Mr. Van Dyke and Laquan came to personify the decades of tension between the Chicago police and the city’s African-American residents. Last year’s trial was seen by many Chicagoans as a referendum on whether officers could ever be held accountable for taking a life. Nervous crowds gathered across the city to listen to the verdict and broke out into chants of “Justice for Laquan!” when the court clerk read out “guilty” over and over.

Laquan’s death at first stirred little public outcry and only cursory media coverage. That changed more than a year later when Mr. Van Dyke, 40, was charged with murder and when police dashboard camera video was released showing Laquan, who was carrying a knife, veering away from the police before crumpling to the street as the gunshots started.

Protesters marched repeatedly in the weeks that followed, forcing out the Chicago police superintendent, successfully pushing for policy changes and weakening Mayor Rahm Emanuel, whose administration had fought to keep the video out of public view.

More than four years after Laquan’s death, the case continues to shape policing and politics in Chicago. The Police Department agreed last year to a court-enforced consent decree after a federal investigation found a pattern of discrimination. Mr. Emanuel, a Democrat whose term ends this year, announced on the eve of Mr. Van Dyke’s trial that he would not seek re-election. And on Thursday, three Chicago officers charged with conspiring to cover up the circumstances of Laquan’s death were acquitted in a separate trial, leading some activists to lament a police “code of silence” that even Mr. Emanuel has acknowledged to be pervasive.

“We cannot improve the safety of our communities if our police force is not held accountable for its actions and the very real culture of the code of silence goes unpunished,” Toni Preckwinkle, a leading candidate in a large field of mayoral hopefuls, said in a statement after Thursday’s verdicts. On Friday, she said that the justice system had “failed Laquan.”

“Chicago cannot move forward when law enforcement is not held accountable,” she said in a statement. “The two sentences this week show the bias, lack of equity and police code of silence in our criminal justice system.”

[Read more about how the officers were found not guilty of conspiring to protect Mr.
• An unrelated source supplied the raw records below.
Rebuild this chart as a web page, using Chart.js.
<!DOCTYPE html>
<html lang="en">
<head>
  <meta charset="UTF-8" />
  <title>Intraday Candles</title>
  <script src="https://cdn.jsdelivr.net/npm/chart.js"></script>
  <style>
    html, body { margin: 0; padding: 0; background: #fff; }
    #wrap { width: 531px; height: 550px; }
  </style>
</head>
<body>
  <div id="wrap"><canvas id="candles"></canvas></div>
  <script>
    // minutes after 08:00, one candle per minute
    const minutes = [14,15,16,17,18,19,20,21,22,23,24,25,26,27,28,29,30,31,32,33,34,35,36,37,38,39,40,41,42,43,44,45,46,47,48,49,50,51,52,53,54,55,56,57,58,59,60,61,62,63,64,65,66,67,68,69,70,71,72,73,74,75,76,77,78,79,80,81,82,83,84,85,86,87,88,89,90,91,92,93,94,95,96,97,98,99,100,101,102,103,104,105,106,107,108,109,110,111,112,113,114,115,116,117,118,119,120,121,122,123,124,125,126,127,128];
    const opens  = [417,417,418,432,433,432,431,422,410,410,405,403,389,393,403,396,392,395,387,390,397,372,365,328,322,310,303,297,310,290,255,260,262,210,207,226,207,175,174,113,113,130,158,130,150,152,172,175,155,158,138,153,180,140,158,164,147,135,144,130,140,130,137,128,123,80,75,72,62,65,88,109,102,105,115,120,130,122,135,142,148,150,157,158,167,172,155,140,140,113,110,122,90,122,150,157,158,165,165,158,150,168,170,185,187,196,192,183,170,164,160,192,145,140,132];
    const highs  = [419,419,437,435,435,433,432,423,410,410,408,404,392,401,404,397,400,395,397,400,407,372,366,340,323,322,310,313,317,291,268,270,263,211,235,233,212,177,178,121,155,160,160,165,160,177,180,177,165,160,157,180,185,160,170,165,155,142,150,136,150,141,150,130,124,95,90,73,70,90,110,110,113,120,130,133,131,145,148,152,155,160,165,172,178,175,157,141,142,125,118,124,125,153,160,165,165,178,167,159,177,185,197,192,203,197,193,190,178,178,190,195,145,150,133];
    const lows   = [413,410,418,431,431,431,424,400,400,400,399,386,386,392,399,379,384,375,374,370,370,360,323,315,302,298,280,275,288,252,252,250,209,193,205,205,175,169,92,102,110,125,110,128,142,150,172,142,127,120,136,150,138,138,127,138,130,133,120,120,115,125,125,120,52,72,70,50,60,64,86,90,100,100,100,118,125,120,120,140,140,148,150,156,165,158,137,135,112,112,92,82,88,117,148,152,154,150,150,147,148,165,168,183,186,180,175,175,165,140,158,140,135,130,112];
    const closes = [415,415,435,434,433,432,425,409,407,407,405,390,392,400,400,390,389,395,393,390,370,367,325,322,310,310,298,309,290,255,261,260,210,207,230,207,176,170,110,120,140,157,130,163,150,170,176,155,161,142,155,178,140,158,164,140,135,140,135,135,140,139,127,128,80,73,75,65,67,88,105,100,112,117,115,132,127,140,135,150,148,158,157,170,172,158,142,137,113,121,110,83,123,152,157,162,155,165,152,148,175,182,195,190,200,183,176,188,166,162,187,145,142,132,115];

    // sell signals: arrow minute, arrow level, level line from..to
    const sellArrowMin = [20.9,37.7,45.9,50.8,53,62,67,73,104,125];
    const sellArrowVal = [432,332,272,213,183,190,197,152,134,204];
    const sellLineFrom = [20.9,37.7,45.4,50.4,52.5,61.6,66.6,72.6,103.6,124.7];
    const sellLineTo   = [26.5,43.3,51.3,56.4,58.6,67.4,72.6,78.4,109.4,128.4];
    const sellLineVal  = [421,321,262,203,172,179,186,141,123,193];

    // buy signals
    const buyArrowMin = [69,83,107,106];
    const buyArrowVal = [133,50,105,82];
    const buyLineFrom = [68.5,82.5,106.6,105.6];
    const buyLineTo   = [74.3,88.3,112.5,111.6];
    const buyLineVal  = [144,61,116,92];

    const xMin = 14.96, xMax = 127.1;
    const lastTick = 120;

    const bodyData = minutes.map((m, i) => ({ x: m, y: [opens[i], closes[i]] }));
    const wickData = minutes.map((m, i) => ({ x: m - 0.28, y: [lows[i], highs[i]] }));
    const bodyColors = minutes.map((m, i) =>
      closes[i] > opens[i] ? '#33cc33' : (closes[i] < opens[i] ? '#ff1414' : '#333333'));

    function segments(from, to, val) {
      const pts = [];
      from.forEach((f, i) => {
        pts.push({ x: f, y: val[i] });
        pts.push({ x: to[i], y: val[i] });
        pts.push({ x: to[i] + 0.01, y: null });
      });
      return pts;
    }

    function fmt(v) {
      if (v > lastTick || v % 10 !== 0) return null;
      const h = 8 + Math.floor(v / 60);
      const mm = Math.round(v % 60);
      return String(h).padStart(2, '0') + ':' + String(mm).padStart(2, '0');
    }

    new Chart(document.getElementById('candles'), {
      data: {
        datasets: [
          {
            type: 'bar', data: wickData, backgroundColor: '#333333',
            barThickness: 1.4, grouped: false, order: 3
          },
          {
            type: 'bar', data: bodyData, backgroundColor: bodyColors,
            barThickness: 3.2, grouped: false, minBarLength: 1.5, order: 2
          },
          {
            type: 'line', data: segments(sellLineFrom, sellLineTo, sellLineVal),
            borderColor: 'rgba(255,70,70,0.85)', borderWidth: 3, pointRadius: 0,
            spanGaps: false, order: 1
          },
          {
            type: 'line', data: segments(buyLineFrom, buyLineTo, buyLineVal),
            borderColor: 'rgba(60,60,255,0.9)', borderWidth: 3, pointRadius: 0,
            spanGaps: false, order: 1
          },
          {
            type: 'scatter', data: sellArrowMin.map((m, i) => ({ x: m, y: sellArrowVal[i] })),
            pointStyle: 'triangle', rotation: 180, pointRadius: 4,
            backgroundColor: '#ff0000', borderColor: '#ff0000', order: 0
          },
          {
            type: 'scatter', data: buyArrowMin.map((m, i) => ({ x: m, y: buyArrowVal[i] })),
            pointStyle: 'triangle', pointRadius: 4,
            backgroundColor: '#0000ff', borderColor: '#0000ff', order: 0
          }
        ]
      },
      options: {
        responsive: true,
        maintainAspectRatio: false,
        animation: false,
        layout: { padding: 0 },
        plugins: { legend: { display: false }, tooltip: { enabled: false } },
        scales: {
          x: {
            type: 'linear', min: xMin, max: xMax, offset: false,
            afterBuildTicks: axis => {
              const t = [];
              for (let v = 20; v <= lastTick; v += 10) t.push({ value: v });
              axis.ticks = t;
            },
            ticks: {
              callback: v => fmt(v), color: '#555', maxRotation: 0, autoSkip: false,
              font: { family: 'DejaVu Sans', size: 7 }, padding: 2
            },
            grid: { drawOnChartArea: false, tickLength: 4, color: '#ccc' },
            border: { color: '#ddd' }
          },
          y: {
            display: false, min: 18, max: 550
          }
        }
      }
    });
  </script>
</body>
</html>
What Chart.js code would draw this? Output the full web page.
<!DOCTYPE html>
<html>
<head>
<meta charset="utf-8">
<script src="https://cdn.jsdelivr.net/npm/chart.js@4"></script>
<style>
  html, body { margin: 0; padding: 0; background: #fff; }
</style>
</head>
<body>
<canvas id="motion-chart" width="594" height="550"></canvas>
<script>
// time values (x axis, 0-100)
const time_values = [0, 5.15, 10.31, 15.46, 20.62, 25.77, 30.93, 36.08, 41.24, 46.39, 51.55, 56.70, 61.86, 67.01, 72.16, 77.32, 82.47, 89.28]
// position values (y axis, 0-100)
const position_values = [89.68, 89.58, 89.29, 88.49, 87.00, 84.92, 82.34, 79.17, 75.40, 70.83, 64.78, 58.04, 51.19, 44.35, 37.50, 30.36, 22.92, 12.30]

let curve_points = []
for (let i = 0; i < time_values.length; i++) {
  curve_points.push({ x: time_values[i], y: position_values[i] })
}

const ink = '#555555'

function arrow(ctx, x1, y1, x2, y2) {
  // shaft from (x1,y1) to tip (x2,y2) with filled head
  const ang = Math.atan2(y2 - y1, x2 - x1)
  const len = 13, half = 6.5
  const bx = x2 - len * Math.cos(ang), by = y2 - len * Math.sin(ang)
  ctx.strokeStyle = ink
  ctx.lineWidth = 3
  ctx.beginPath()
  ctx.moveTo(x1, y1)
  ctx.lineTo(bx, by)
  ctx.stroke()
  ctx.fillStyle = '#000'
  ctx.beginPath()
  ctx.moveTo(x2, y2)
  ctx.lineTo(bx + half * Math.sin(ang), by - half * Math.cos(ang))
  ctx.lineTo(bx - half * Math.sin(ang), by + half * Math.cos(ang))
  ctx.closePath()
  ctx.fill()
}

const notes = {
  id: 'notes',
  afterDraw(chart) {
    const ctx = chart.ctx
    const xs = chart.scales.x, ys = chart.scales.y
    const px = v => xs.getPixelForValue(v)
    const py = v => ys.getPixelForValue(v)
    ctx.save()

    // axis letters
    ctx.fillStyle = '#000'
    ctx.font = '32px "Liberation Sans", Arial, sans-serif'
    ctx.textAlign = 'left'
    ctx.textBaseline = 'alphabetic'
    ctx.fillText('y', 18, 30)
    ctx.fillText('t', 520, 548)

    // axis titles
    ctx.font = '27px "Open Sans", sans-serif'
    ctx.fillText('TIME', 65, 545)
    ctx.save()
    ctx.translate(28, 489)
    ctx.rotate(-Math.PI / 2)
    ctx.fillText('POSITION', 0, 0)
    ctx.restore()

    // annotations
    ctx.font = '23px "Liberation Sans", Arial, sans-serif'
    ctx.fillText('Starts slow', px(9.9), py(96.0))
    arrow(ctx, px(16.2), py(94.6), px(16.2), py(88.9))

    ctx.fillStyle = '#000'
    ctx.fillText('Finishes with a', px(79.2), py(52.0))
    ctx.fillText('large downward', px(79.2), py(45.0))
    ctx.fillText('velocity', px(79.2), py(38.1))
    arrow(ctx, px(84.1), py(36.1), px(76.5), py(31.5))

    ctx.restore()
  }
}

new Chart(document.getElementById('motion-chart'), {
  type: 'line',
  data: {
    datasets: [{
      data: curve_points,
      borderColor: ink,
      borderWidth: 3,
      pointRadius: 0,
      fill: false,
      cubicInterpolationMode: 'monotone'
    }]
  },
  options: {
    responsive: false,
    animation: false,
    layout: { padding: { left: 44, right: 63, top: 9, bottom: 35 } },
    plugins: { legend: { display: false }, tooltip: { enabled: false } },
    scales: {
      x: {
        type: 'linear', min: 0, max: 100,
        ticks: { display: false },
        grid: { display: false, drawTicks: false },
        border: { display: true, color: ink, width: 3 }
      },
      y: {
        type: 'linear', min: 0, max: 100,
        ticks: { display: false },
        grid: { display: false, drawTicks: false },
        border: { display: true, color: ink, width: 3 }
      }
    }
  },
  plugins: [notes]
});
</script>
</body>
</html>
Van Dyke.]

At Mr. Van Dyke’s trial, prosecutors played the dashboard camera video for jurors over and over. They showed gruesome autopsy photographs. They emphasized that Mr. Van Dyke was the only officer to fire his gun.

“It wasn’t the knife in Laquan’s hand that made the defendant kill him that night,” a prosecutor, Jody Gleason, said during closing arguments. “It was his indifference to the value of Laquan’s life.”

A longtime officer who had never been involved in a shooting before, Mr. Van Dyke testified in his own defense, growing emotional at times and insisting that he acted as he was trained. “I just kept on looking at that knife and I shot at it,” he told jurors, who were ultimately unswayed.

In the rare instances when other American police officers have been convicted in deadly shootings, sentences have varied greatly. Peter Liang, a former New York City officer found guilty of manslaughter, was sentenced to probation and community service in 2016. Roy Oliver, a former Texas officer, received a 15-year prison term last year for murder. David Warren, a former New Orleans officer convicted in the killing of an unarmed civilian after Hurricane Katrina, received a term of 25 years and nine months.